BEEF AND BACON RISSOLES WITH GRAVY AND CABBAGE MASH



This recipe puts all those boring rissoles to shame with the flavours that make this recipe one we make often at our place. The gravy that is included in this recipe is definitely more-ish whilst the Cabbage Mash gives a modern twist to the traditional mashed potato. Together, the Beef and Bacon Rissoles with Gravy and Cabbage Mash provide a tasty, affordable meal that your family too will love.

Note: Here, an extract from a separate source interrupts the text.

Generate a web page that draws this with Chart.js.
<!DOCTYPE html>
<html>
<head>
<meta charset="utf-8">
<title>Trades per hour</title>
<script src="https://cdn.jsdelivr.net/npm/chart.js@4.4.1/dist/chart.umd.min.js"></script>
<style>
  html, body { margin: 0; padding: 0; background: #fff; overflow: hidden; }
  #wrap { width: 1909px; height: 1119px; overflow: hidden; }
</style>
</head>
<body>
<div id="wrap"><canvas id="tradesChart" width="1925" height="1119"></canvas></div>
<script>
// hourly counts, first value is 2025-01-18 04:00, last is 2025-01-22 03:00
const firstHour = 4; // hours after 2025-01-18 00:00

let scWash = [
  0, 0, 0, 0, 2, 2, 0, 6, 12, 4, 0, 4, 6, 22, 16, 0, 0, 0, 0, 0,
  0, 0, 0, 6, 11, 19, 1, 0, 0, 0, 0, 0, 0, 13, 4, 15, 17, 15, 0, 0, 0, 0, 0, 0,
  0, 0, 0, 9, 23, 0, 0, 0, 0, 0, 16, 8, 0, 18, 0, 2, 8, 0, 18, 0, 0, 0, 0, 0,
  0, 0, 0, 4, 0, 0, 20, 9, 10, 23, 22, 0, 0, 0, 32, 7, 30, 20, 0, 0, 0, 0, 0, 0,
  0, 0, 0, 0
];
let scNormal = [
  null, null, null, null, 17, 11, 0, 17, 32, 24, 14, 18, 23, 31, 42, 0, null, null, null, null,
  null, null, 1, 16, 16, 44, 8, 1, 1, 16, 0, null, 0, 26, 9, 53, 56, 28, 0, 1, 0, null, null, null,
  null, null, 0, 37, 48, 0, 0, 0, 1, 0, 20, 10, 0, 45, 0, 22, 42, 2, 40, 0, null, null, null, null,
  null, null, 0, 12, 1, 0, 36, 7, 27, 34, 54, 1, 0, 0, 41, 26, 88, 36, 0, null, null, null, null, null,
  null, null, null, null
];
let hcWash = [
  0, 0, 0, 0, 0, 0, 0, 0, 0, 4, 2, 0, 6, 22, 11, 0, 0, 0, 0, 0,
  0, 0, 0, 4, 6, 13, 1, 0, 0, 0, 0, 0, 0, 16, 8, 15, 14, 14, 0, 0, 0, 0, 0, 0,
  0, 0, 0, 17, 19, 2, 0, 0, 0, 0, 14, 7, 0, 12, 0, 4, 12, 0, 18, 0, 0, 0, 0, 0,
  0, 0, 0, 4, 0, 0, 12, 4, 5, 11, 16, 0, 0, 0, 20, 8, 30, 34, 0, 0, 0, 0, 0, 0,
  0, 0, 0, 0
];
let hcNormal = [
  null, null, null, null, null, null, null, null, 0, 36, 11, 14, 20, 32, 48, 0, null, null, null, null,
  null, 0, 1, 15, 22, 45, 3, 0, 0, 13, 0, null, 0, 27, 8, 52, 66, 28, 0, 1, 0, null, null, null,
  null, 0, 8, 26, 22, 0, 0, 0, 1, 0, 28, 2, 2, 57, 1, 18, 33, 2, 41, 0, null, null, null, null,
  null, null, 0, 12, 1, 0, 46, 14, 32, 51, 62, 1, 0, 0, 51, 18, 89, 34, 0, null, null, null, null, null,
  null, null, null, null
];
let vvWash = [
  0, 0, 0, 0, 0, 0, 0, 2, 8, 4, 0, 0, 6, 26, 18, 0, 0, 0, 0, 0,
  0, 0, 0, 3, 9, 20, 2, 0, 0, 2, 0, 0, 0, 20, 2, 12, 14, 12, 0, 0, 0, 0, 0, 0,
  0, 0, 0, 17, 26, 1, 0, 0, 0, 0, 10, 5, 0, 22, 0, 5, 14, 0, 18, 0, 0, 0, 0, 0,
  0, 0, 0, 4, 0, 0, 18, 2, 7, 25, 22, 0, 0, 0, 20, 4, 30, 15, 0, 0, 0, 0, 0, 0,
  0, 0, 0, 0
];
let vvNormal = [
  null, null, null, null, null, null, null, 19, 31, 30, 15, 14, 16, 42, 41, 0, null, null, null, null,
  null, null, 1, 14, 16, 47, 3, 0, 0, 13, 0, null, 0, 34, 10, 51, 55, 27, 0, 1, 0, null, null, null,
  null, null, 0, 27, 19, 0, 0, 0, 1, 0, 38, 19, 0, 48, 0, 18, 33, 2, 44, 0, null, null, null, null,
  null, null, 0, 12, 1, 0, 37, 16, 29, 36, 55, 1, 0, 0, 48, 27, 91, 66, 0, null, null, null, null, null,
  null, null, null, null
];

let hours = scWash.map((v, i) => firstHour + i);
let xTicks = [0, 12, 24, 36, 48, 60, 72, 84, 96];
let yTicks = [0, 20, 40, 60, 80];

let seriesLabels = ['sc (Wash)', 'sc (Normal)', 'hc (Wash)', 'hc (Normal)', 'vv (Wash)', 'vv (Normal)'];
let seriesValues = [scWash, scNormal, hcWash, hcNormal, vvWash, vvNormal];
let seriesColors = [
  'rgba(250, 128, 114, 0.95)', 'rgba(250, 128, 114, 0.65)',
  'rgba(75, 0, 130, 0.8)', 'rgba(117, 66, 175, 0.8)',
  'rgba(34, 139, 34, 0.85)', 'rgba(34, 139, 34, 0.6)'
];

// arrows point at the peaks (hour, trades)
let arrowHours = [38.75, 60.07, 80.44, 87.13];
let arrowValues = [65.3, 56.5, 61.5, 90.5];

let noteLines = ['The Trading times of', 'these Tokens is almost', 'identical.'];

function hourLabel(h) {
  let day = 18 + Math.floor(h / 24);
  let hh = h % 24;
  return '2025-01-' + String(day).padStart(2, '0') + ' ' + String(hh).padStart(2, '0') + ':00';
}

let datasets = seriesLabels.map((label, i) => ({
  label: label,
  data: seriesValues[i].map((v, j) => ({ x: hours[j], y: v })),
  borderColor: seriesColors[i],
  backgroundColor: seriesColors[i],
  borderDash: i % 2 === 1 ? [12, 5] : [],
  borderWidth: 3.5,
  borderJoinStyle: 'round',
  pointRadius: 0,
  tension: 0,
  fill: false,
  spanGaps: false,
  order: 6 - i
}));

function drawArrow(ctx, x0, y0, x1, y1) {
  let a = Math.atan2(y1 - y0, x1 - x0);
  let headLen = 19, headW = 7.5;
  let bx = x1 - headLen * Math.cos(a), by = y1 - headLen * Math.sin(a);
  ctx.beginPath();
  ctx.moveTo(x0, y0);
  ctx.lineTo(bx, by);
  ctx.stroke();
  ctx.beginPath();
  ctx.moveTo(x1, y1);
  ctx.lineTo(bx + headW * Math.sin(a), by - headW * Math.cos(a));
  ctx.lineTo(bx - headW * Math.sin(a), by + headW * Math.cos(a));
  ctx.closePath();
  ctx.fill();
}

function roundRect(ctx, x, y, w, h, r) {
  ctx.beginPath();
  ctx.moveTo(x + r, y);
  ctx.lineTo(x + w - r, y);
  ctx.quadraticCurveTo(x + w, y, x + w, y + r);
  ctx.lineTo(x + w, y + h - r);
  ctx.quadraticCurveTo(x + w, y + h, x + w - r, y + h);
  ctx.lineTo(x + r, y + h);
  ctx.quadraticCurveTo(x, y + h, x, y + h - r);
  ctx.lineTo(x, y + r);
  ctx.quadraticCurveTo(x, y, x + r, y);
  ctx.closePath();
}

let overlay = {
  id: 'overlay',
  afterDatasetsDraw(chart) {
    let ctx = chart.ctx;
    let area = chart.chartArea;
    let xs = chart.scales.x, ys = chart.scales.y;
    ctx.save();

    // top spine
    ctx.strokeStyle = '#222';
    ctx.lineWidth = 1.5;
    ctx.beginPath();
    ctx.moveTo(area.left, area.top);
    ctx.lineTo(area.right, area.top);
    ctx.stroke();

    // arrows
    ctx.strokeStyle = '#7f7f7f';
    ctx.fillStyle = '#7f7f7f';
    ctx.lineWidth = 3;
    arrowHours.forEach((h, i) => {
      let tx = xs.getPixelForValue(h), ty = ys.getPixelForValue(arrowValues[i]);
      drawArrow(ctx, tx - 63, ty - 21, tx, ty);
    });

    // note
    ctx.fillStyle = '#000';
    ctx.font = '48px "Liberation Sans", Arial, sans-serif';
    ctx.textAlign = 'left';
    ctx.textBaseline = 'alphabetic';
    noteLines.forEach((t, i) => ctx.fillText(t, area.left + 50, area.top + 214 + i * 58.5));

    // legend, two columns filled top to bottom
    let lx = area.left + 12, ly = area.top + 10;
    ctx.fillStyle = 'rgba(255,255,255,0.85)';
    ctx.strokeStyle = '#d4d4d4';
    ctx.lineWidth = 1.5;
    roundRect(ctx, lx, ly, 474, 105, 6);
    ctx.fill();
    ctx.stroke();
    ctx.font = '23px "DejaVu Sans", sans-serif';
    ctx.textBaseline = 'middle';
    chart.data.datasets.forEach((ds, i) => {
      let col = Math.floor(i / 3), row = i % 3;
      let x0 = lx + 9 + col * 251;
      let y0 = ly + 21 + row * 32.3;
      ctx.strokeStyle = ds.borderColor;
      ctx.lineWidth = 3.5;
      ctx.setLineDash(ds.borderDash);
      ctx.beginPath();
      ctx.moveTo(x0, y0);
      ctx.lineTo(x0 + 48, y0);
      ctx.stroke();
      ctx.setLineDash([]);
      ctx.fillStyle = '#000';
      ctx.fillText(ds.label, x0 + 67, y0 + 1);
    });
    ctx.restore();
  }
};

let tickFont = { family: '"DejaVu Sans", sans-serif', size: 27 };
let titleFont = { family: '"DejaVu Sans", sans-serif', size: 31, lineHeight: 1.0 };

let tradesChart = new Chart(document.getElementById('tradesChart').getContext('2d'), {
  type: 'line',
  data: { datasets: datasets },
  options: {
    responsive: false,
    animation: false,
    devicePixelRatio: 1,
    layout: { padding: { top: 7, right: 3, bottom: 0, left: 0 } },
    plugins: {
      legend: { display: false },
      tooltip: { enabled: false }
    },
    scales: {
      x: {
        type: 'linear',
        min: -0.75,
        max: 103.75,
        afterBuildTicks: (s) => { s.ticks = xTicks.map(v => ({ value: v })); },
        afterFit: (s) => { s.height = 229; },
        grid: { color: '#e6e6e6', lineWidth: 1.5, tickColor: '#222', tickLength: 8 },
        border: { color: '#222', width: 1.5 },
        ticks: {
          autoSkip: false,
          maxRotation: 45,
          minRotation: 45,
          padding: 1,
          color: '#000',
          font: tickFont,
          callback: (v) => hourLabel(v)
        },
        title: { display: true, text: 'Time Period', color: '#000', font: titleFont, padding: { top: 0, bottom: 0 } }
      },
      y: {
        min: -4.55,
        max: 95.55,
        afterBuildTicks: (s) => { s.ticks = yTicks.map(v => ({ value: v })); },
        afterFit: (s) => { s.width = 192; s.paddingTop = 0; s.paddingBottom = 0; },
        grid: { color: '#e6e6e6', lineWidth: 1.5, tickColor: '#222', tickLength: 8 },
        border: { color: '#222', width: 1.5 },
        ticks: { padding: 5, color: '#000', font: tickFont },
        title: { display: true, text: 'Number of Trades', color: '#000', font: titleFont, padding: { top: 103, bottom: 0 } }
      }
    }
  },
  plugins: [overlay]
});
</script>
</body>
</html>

                             
                                              BEEF AND BACON RISSOLES WITH
                                              GRAVY AND CABBAGE MASH


2 Bacon rashers, chopped finely
500g Beef Mince
1 cup stale Breadcrumbs
1 Egg
3 Shallots, chopped finely
1/4 cup coarsely chopped fresh flat-leaf Parsley
1 T Worcestershire sauce
2 T Barbecue sauce
1 T Vegetable Oil
1 T Dijon Mustard
2 cups Beef Stock
1 1/2 T Cornflour
2 T Water


CABBAGE MASH:-


1 KG Sebago Potatoes, peeled and chopped
1/4 cup Cream or Milk
30g Butter, chopped
200g finely shredded Savoy Cabbage
2 Shallots, chopped finely.


1. Cook bacon in a large non-stick frying pan over medium-high heat until
    crisp. Remove from heat.


2. Using your hands, combine bacon, beef, breadcrumbs, egg, shallots, parsley,
    worcestershire sauce and half the barbecue sauce: mix well. shape mixture
    into 8 rissoles.


CABBAGE MASH:-


3. Boil, steam or microwave potato until tender; drain. Return potato to pan
    and mash with cream or milk and butter until smooth. Stir in cabbage and
    shallots.


4. Heat oil in the same non-stick pan over medium heat. Cook rissoles until 
   browned on both sides and cooked through. Remove from pan, cover to
   keep warm.


5. Drain any excess oil from pan, add mustard, stock and remaining barbecue
    sauce; bring to the boil. Stir in combined cornflour and water, cook,
   stirring, until gravy boils and thickens.


6. Serve rissoles with gravy, Cabbage Mash and steamed greens if desired.